At the point in time
when that photo was taken, it is fair to say that the locations attributes of
Diane’s and Gaylen’s respective Identities were different that when they were
back home in Salt Lake City. Each individual in the world possesses a location
attribute (perhaps expressed in longitude, latitude and elevation) at any point
in time.

Physical location is usually described relative to a fixed position. My home
address is usually expressed relative to the nation in which I live, but can
be expressed relative to the earth if I add nation to my address.

If you would like to conduct an addressing experiment, please send postcard
to me, addressed only to "Mark, 85204-4623 USA." If the zip code system
works, the postcard should come directly to my house. All the other addressing
information is theoretically superfluous.
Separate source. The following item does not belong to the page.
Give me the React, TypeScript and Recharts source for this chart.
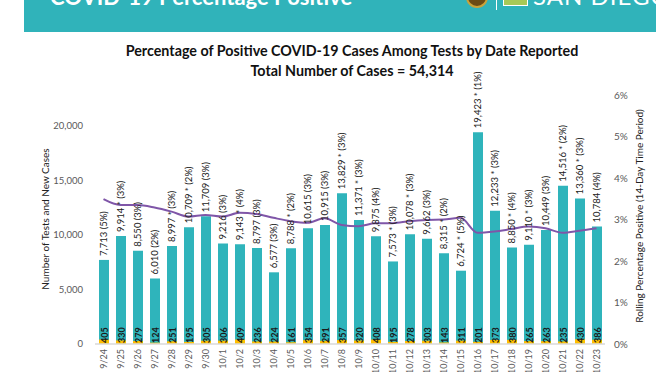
import React from 'react'
import { ComposedChart, Bar, Line, XAxis, YAxis, LabelList, Label } from 'recharts'

const dates = ['9/24', '9/25', '9/26', '9/27', '9/28', '9/29', '9/30', '10/1', '10/2', '10/3', '10/4', '10/5', '10/6', '10/7', '10/8', '10/9', '10/10', '10/11', '10/12', '10/13', '10/14', '10/15', '10/16', '10/17', '10/18', '10/19', '10/20', '10/21', '10/22', '10/23']
const tests = [7713, 9914, 8550, 6010, 8997, 10709, 11709, 9216, 9143, 8797, 6577, 8788, 10615, 10915, 13829, 11371, 9875, 7573, 10078, 9662, 8315, 6724, 19423, 12233, 8850, 9110, 10449, 14516, 13360, 10784]
const starred = [false, true, false, false, true, true, false, false, true, false, false, true, false, false, true, true, false, true, true, false, true, true, true, true, true, true, false, true, true, false]
const dailyPct = ['5%', '3%', '3%', '2%', '3%', '2%', '3%', '3%', '4%', '3%', '3%', '2%', '3%', '3%', '3%', '3%', '4%', '3%', '3%', '3%', '2%', '5%', '1%', '3%', '4%', '3%', '3%', '2%', '3%', '4%']
const cases = [405, 330, 279, 124, 251, 195, 305, 306, 409, 236, 224, 161, 354, 291, 357, 320, 408, 195, 278, 303, 143, 311, 201, 373, 380, 265, 263, 235, 430, 386]
const rolling = [0.0349, 0.0335, 0.0335, 0.0329, 0.0319, 0.0307, 0.0311, 0.0307, 0.0316, 0.0313, 0.0304, 0.0296, 0.0292, 0.0303, 0.0287, 0.0284, 0.0291, 0.0291, 0.0296, 0.0299, 0.0300, 0.0304, 0.0268, 0.0271, 0.0277, 0.0283, 0.0279, 0.0268, 0.0273, 0.0279]

const leftTicks = [0, 5000, 10000, 15000, 20000]
const rightTicks = [0, 0.01, 0.02, 0.03, 0.04, 0.05, 0.06]

const TEAL = '#2fb4bb'
const GOLD = '#ffc000'
const PURPLE = '#7f56a8'
const AXIS_TEXT = '#595959'
const FONT = 'Lato, "Open Sans", sans-serif'

const data = dates.map((d, i) => ({
  date: d,
  tests: tests[i],
  cases: cases[i],
  rolling: rolling[i],
  label: `${tests[i].toLocaleString('en-US')}${starred[i] ? ' * ' : '  '}(${dailyPct[i]})`,
}))

const XTick = (props: any) => {
  const { x, y, payload } = props
  return (
    <text x={x} y={y} transform={`rotate(-90 ${x} ${y})`} textAnchor="end" dominantBaseline="central" fontSize={9} fill={AXIS_TEXT} fontFamily={FONT}>
      {payload.value}
    </text>
  )
}

const TestsLabel = (props: any) => {
  const { x, y, width, index } = props
  const cx = x + width / 2
  const ty = y - 4
  return (
    <text x={cx} y={ty} transform={`rotate(-90 ${cx} ${ty})`} textAnchor="start" dominantBaseline="central" fontSize={9.5} fill="#222" fontFamily={FONT}>
      {data[index].label}
    </text>
  )
}

const CasesLabel = (props: any) => {
  const { x, y, width, height, value } = props
  const cx = x + width / 2
  const ty = y + height - 1
  return (
    <text x={cx} y={ty} transform={`rotate(-90 ${cx} ${ty})`} textAnchor="start" dominantBaseline="central" fontSize={9} fontWeight="bold" fill="#1a1a1a" fontFamily={FONT}>
      {value}
    </text>
  )
}

export default function App() {
  return (
    <div style={{ position: 'absolute', left: 0, top: 0, width: 672, height: 372, background: '#fff', overflow: 'hidden', fontFamily: FONT }}>
      <div style={{ position: 'absolute', left: 24, top: 0, width: 632, height: 32, background: '#30b3ba', overflow: 'hidden' }}>
        <div style={{ position: 'absolute', left: 26, top: -14, color: '#fff', fontWeight: 'bold', fontSize: 22, lineHeight: '22px', whiteSpace: 'nowrap' }}>COVID-19 Percentage Positive</div>
        <div style={{ position: 'absolute', left: 442, top: -14, width: 18, height: 18, borderRadius: 11, background: '#6b4a14', border: '2px solid #c9a23a' }} />
        <div style={{ position: 'absolute', left: 472, top: 0, width: 1, height: 10, background: '#fff' }} />
        <div style={{ position: 'absolute', left: 479, top: -8, width: 23, height: 12, background: '#a7c957', border: '1px solid #fff' }} />
        <div style={{ position: 'absolute', left: 509, top: -16, color: '#fff', fontSize: 24, lineHeight: '24px', letterSpacing: 1, whiteSpace: 'nowrap' }}>SAN DIEGO</div>
      </div>
      <div style={{ position: 'absolute', left: 0, width: 704, top: 41, textAlign: 'center', fontWeight: 'bold', fontSize: 14.3, lineHeight: '20px', color: '#111' }}>
        <div>Percentage of Positive COVID-19 Cases Among Tests by Date Reported</div>
        <div>Total Number of Cases = 54,314</div>
      </div>
      <div style={{ position: 'absolute', left: 0, top: 0 }}>
        <ComposedChart width={672} height={372} data={data} margin={{ top: 95, right: 0, bottom: 0, left: 0 }} barGap={-10}>
          <XAxis dataKey="date" height={28} interval={0} tick={<XTick />} tickLine={false} axisLine={{ stroke: '#d9d9d9', strokeWidth: 1.5 }} tickSize={0} tickMargin={5} />
          <YAxis yAxisId="left" orientation="left" width={95} domain={[0, 22844]} ticks={leftTicks} interval={0} axisLine={false} tickLine={false} tickSize={0} tickMargin={12} tick={{ fontSize: 9.5, fill: AXIS_TEXT, fontFamily: FONT }} tickFormatter={(v: number) => v.toLocaleString('en-US')}>
            <Label content={() => (
              <text x={45} y={219} transform="rotate(-90 45 219)" textAnchor="middle" dominantBaseline="central" fontSize={10} fill="#222" fontFamily={FONT}>Number of Tests and New Cases</text>
            )} />
          </YAxis>
          <YAxis yAxisId="right" orientation="right" width={67} domain={[0, 0.06]} ticks={rightTicks} interval={0} axisLine={false} tickLine={false} tickSize={0} tickMargin={9} tick={{ fontSize: 10, fill: AXIS_TEXT, fontFamily: FONT }} tickFormatter={(v: number) => `${Math.round(v * 100)}%`}>
            <Label content={() => (
              <text x={639} y={216} transform="rotate(-90 639 216)" textAnchor="middle" dominantBaseline="central" fontSize={10} fill="#222" fontFamily={FONT}>Rolling Percentage Positive (14-Day Time Period)</text>
            )} />
          </YAxis>
          <Bar yAxisId="left" dataKey="tests" fill={TEAL} barSize={10} isAnimationActive={false}>
            <LabelList dataKey="tests" content={<TestsLabel />} />
          </Bar>
          <Bar yAxisId="left" dataKey="cases" fill={GOLD} barSize={10} isAnimationActive={false}>
            <LabelList dataKey="cases" content={<CasesLabel />} />
          </Bar>
          <Line yAxisId="right" dataKey="rolling" type="monotone" stroke={PURPLE} strokeWidth={2} dot={false} isAnimationActive={false} />
        </ComposedChart>
      </div>
    </div>
  )
}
When I fly on an airplane, my address (seat number) is relative to that particular
airplane. When I attend a baseball game, my address (seat number) is relative
to the stadium where the game is played.

Logical locations (e.g. email address, website addresses, cell phone number)
are not attached to physical locations. While I exist physically in Arizona
(at the point in time while I’m writing this blog), a logical representation
of my Identity can exist elsewhere. The physical location is not necessarily
important. I was on a conference call today with six other people. The logical
address (conference bridge) was relevant; the physical location of the participants
was not.

Location based services, such as 911
service for cell phones, are based on the premise that the location of a person
at any point in time is important. Of course, 911 service for home telephone
service is much easier to implement, because home telephone users are tethered
to a specific location by a piece of wire. However, when technology can link
a logical address (telephone number) to a physical location (longitude/latitude),
all sorts of interesting applications emerge.